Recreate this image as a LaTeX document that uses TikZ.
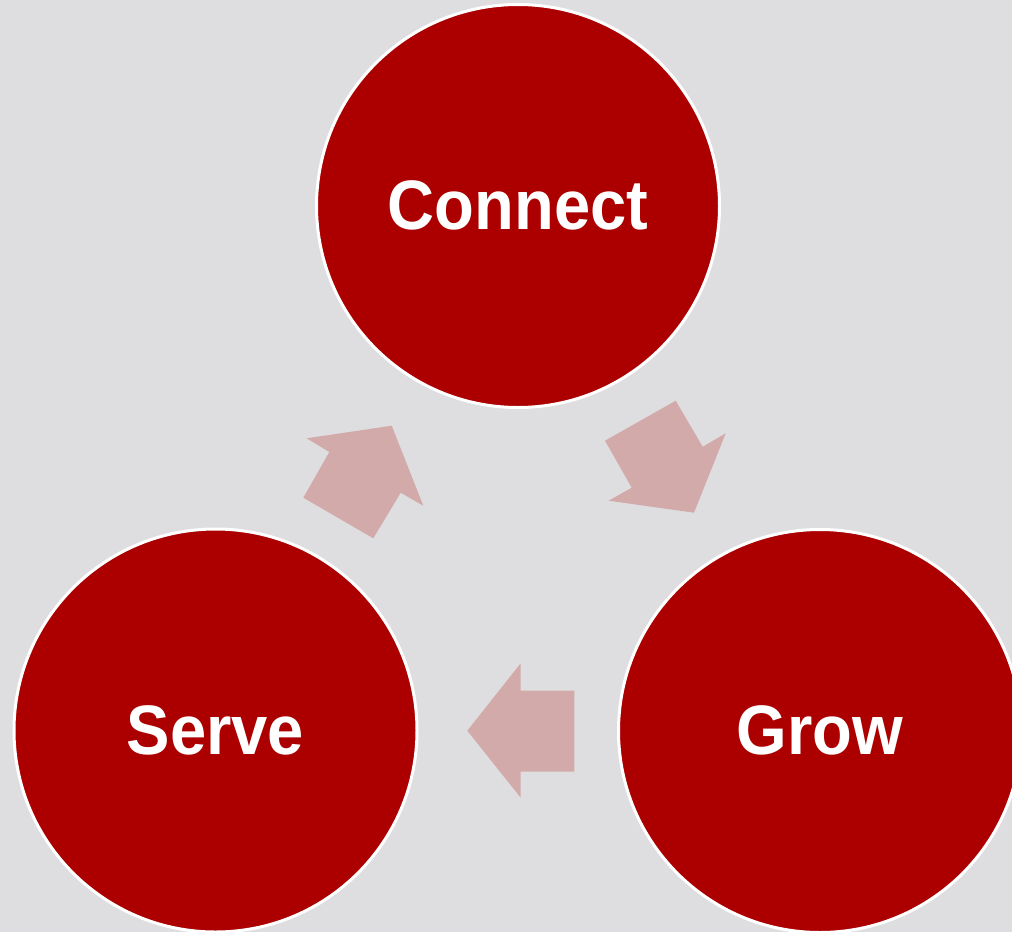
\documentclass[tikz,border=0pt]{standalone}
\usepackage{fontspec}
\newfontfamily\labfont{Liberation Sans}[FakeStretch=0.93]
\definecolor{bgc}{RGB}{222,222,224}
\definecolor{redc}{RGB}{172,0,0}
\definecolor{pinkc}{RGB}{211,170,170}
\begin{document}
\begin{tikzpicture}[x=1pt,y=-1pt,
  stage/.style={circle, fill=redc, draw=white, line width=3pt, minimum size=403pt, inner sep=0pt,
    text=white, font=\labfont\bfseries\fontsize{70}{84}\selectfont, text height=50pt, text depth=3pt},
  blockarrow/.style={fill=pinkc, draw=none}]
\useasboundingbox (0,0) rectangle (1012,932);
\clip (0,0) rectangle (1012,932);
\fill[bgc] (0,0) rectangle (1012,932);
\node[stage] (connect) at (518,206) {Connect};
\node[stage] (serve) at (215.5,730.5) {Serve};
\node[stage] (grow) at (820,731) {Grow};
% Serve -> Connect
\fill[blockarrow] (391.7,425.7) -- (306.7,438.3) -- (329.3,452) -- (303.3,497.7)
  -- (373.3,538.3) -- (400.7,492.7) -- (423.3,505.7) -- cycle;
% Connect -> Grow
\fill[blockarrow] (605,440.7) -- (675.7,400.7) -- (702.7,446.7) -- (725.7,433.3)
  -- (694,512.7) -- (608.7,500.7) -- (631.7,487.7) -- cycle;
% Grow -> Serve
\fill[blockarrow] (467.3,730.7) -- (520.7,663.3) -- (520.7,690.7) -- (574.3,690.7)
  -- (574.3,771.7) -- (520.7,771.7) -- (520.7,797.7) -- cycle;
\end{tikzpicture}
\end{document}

+++++

Every line of the data above should be quoted exactly. Omit the pictures.

→ EXERCISE OUTPUT
Recreate this image as a LaTeX document that uses TikZ.
\documentclass[tikz,border=0pt]{standalone}
\usepackage{fontspec}
\newfontfamily\labfont{Liberation Sans}[FakeStretch=0.93]
\definecolor{bgc}{RGB}{222,222,224}
\definecolor{redc}{RGB}{172,0,0}
\definecolor{pinkc}{RGB}{211,170,170}
\begin{document}
\begin{tikzpicture}[x=1pt,y=-1pt,
  stage/.style={circle, fill=redc, draw=white, line width=3pt, minimum size=403pt, inner sep=0pt,
    text=white, font=\labfont\bfseries\fontsize{70}{84}\selectfont, text height=50pt, text depth=3pt},
  blockarrow/.style={fill=pinkc, draw=none}]
\useasboundingbox (0,0) rectangle (1012,932);
\clip (0,0) rectangle (1012,932);
\fill[bgc] (0,0) rectangle (1012,932);
\node[stage] (connect) at (518,206) {Connect};
\node[stage] (serve) at (215.5,730.5) {Serve};
\node[stage] (grow) at (820,731) {Grow};
% Serve -> Connect
\fill[blockarrow] (391.7,425.7) -- (306.7,438.3) -- (329.3,452) -- (303.3,497.7)
  -- (373.3,538.3) -- (400.7,492.7) -- (423.3,505.7) -- cycle;
% Connect -> Grow
\fill[blockarrow] (605,440.7) -- (675.7,400.7) -- (702.7,446.7) -- (725.7,433.3)
  -- (694,512.7) -- (608.7,500.7) -- (631.7,487.7) -- cycle;
% Grow -> Serve
\fill[blockarrow] (467.3,730.7) -- (520.7,663.3) -- (520.7,690.7) -- (574.3,690.7)
  -- (574.3,771.7) -- (520.7,771.7) -- (520.7,797.7) -- cycle;
\end{tikzpicture}
\end{document}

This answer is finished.